How Black Hole Stars Would Work

These cosmic behemoths would operate on a fundamentally different principle than the stars we see today. Instead of the delicate balance between gravitational collapse and nuclear fusion that powers our Sun, black hole stars would maintain equilibrium through the intense radiation pressure generated by their central black hole's accretion process.

The theoretical models suggest these stars could reach masses 10,000 times greater than our Sun while maintaining surface temperatures that would make them glow primarily in infrared light—exactly matching the red appearance observed by Webb. As matter spirals into the central black hole, it would heat up to millions of degrees, creating the intense luminosity that makes these objects visible across billions of light-years.

Implications for Cosmic Evolution

If confirmed, this discovery would revolutionize our understanding of how the universe evolved from the cosmic dark ages following the Big Bang. Black hole stars could explain how supermassive black holes—some containing billions of solar masses—formed so quickly in the early universe, a process that has long puzzled astronomers.

"These objects could be the missing link between the first stars and the supermassive black holes we see in mature galaxies," notes Dr.

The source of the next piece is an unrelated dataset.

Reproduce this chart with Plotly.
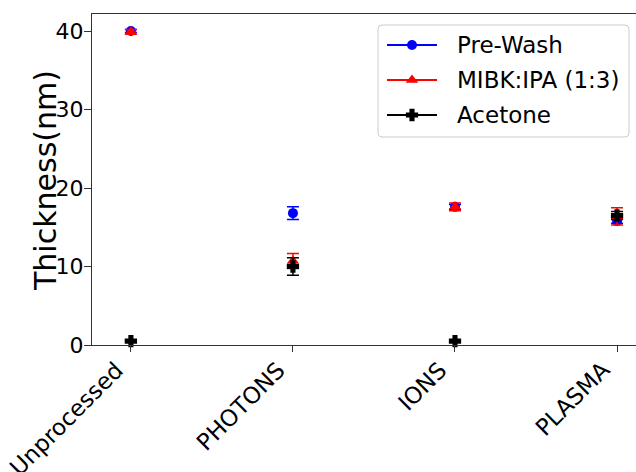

Michael Rodriguez, a theoretical astrophysicist not involved in the study. "They represent a bridge between two fundamental questions in cosmology: how did the first stars form, and how did black holes grow so massive so quickly?"

The research team estimates that if their hypothesis is correct, black hole stars may have been relatively common in the early universe before dying out as cosmic conditions changed. As the universe expanded and cooled, the dense environments necessary for their formation likely disappeared, making them exclusive to the cosmos' earliest epoch.

Looking Ahead

While the black hole star hypothesis elegantly explains the little red dots' properties, confirmation will require additional observations. Upcoming Webb telescope surveys will search for spectroscopic signatures that could definitively identify these objects, while ground-based telescopes will look for gravitational wave signatures from their central black holes.

The discovery underscores how much we still have to learn about the universe's infancy. These little red dots, once mysterious anomalies in Webb's images, may represent an entirely new chapter in the story of cosmic evolution—one where black holes and stars formed an symbiotic relationship that helped shape the universe we see today.

As Webb continues to probe deeper into space and time, astronomers anticipate more surprises that will challenge our understanding of how the cosmos came to be.